(Items listed in a dataset)
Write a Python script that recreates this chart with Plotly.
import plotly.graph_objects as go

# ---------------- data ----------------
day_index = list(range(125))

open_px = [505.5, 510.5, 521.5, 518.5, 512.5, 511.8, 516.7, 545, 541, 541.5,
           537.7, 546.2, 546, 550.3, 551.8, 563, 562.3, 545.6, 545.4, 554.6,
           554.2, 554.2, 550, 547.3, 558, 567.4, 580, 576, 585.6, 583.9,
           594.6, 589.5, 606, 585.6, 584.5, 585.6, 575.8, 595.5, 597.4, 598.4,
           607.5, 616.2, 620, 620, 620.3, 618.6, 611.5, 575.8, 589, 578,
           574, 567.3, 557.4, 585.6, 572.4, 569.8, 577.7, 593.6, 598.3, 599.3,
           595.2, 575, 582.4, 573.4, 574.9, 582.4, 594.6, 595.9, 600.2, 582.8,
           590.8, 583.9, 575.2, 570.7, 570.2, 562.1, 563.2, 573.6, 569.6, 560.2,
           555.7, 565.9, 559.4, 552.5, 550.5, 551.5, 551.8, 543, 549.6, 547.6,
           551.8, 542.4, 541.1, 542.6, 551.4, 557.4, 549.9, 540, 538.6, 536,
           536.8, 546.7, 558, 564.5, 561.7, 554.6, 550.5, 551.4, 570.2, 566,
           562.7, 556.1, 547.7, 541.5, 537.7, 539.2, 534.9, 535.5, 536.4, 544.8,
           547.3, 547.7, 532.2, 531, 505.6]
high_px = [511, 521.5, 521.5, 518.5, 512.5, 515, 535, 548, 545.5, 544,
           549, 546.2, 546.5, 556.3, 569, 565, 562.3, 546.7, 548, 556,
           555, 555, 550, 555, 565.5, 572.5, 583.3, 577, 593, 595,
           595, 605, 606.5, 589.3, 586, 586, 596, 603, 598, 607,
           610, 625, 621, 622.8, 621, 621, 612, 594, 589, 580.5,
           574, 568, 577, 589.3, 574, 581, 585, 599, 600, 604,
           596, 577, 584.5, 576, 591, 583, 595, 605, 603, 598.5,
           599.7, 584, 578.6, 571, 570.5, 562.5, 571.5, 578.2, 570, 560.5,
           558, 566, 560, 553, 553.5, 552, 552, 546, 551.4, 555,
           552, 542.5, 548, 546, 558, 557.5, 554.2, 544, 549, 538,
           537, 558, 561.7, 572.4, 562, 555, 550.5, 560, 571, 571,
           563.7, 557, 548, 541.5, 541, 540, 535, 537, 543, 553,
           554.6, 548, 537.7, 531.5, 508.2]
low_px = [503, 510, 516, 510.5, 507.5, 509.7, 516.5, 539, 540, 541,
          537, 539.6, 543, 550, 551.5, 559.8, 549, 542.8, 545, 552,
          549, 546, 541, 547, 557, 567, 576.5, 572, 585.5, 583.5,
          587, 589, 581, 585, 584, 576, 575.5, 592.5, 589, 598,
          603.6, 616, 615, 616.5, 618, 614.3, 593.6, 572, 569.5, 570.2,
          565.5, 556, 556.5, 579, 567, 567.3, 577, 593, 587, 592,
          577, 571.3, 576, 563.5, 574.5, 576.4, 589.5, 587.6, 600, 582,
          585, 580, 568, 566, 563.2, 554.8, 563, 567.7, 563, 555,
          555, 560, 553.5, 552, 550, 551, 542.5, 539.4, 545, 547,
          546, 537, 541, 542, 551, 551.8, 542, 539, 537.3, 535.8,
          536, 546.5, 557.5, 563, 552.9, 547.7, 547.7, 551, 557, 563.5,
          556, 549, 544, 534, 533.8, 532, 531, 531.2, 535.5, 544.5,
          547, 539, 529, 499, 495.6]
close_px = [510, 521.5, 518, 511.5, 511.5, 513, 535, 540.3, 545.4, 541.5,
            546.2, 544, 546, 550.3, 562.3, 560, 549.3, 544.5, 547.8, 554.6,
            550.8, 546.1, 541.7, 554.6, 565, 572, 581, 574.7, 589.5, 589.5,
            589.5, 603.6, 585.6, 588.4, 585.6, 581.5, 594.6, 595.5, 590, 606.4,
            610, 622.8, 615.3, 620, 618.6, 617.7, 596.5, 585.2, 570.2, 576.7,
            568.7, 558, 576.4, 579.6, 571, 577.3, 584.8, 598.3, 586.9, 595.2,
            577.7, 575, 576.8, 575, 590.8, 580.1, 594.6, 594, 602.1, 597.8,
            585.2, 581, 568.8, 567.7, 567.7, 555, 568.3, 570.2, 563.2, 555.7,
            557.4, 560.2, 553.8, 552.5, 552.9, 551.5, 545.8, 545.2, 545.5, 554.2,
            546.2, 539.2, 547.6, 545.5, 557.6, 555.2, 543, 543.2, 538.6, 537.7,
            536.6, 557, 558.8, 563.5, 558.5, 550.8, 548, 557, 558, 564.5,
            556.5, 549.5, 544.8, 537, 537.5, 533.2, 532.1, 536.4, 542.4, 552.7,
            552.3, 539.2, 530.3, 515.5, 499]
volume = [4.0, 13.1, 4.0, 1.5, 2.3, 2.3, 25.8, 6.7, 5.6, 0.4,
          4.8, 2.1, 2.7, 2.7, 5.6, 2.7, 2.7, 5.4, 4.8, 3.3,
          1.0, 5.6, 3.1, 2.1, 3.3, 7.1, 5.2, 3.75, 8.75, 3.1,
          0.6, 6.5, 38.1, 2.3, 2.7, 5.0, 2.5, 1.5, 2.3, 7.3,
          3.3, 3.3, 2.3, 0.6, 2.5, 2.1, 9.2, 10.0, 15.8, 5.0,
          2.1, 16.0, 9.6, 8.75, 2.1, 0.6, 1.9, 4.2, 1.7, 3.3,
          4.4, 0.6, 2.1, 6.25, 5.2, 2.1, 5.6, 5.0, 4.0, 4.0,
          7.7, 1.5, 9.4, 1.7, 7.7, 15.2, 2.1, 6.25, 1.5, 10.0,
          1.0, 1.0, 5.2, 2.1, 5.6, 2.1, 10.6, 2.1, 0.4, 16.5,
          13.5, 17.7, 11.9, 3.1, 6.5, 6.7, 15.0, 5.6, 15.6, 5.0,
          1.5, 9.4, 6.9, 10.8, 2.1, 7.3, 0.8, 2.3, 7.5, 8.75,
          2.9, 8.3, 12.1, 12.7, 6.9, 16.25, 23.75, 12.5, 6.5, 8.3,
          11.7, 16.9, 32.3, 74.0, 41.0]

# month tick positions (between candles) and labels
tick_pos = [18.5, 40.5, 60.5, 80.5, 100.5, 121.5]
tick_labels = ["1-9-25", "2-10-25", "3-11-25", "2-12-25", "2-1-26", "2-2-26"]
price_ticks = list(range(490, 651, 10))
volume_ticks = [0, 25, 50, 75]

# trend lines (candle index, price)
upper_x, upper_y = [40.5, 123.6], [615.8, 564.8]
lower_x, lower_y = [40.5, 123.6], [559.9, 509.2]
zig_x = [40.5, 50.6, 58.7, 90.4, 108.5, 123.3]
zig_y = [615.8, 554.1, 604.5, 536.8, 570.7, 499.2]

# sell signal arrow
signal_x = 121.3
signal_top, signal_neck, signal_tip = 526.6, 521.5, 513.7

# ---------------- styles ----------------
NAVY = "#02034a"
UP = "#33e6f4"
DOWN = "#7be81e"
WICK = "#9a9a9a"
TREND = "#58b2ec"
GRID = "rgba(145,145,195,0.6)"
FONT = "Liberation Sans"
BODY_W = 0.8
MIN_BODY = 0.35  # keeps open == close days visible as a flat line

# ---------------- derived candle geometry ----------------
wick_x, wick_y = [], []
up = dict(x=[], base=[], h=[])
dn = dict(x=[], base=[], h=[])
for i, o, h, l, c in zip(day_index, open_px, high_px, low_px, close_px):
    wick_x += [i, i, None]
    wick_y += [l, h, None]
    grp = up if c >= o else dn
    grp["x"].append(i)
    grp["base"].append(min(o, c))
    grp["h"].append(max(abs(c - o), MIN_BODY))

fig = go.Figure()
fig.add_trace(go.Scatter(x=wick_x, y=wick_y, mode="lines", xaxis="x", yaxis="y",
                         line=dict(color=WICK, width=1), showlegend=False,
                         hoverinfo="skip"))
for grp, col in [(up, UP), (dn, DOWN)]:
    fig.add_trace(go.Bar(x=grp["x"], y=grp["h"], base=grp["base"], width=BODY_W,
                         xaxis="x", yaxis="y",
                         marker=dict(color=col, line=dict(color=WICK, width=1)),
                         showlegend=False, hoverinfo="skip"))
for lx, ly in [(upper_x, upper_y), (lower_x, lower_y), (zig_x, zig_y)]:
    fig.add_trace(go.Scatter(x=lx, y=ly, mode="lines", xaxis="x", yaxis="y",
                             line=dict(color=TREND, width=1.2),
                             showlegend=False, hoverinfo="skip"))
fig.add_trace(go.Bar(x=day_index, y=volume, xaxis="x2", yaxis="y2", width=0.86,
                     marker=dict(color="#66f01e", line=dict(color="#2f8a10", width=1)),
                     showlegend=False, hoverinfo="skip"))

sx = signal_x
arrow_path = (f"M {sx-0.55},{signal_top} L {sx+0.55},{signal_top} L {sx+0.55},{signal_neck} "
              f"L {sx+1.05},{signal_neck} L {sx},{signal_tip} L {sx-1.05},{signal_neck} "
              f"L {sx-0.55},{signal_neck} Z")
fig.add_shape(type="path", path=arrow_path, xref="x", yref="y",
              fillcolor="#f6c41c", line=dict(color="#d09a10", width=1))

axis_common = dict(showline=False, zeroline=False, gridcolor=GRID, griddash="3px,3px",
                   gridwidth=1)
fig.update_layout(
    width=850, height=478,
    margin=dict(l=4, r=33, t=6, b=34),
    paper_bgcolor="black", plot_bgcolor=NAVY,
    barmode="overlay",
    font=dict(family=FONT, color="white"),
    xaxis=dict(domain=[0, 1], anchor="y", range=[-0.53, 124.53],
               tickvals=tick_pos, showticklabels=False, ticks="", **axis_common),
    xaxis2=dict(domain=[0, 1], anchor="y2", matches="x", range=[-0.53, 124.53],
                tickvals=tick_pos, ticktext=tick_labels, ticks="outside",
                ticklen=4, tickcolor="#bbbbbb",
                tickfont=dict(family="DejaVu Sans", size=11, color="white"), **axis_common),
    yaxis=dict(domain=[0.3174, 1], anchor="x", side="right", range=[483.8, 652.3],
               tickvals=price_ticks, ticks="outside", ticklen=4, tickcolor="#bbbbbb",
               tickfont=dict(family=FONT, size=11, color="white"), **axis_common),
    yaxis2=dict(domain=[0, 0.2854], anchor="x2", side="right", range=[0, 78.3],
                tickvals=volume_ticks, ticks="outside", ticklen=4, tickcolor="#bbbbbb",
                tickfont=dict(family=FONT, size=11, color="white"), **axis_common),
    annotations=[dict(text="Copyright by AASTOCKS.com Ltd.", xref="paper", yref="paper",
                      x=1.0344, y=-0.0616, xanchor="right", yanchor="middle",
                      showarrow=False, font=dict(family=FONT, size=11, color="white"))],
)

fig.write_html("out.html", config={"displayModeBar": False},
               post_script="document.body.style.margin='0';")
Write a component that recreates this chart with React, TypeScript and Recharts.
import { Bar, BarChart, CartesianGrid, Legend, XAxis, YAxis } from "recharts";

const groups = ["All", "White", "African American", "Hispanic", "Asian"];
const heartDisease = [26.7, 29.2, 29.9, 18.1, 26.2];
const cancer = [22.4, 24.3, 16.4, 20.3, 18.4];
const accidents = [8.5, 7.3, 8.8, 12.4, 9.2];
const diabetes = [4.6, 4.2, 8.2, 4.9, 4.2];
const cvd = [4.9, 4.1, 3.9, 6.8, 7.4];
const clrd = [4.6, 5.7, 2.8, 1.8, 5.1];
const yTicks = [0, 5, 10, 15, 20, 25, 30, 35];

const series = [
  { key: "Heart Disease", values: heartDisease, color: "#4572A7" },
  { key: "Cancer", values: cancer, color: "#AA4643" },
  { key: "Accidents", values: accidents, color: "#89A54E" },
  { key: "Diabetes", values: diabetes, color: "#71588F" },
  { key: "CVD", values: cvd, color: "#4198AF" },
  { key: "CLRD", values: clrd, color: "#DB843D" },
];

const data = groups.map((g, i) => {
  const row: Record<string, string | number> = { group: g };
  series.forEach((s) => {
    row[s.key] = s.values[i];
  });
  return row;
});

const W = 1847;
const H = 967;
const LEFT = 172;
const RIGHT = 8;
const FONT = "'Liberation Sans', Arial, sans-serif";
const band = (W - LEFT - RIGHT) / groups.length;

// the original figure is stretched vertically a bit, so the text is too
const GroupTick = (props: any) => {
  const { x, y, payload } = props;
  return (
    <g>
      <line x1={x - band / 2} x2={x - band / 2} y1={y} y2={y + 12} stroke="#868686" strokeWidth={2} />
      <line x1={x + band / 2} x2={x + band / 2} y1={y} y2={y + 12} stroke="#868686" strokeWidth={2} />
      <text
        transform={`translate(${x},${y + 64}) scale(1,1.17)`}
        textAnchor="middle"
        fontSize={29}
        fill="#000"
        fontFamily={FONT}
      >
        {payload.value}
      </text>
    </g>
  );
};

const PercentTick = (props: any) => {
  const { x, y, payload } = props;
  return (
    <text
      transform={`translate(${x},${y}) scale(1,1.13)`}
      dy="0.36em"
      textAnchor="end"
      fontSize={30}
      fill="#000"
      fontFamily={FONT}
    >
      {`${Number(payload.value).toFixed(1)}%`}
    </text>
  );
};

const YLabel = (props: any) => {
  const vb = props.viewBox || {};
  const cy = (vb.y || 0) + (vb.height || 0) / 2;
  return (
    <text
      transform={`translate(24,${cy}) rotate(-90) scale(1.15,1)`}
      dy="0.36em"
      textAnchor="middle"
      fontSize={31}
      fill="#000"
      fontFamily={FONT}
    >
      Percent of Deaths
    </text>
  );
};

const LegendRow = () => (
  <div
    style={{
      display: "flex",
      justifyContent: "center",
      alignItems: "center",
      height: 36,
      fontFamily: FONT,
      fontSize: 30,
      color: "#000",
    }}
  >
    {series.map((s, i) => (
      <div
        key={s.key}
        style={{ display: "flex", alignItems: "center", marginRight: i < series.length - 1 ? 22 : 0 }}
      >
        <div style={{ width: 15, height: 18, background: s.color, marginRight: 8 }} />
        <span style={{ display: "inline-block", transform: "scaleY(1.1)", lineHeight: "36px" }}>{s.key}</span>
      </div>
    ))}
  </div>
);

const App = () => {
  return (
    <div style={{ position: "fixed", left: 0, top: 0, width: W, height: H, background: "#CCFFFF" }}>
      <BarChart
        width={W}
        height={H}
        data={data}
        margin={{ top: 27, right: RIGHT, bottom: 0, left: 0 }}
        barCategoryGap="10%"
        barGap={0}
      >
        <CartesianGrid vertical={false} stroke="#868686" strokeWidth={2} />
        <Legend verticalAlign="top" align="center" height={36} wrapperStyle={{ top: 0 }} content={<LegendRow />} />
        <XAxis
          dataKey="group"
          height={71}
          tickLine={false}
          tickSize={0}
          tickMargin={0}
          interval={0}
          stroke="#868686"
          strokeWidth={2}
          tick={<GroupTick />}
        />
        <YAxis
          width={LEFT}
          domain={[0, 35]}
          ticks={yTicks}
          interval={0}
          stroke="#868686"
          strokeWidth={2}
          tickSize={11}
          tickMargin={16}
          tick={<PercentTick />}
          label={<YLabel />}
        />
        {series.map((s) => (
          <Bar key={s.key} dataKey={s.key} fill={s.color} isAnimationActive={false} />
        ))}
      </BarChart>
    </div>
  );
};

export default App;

Exercise objective >>
Beginning at the first line of the records, give again each line exactly as written, ending with the line that contains "day_index = list(range(125))".

The response >>
Write a Python script that recreates this chart with Plotly.
import plotly.graph_objects as go

# ---------------- data ----------------
day_index = list(range(125))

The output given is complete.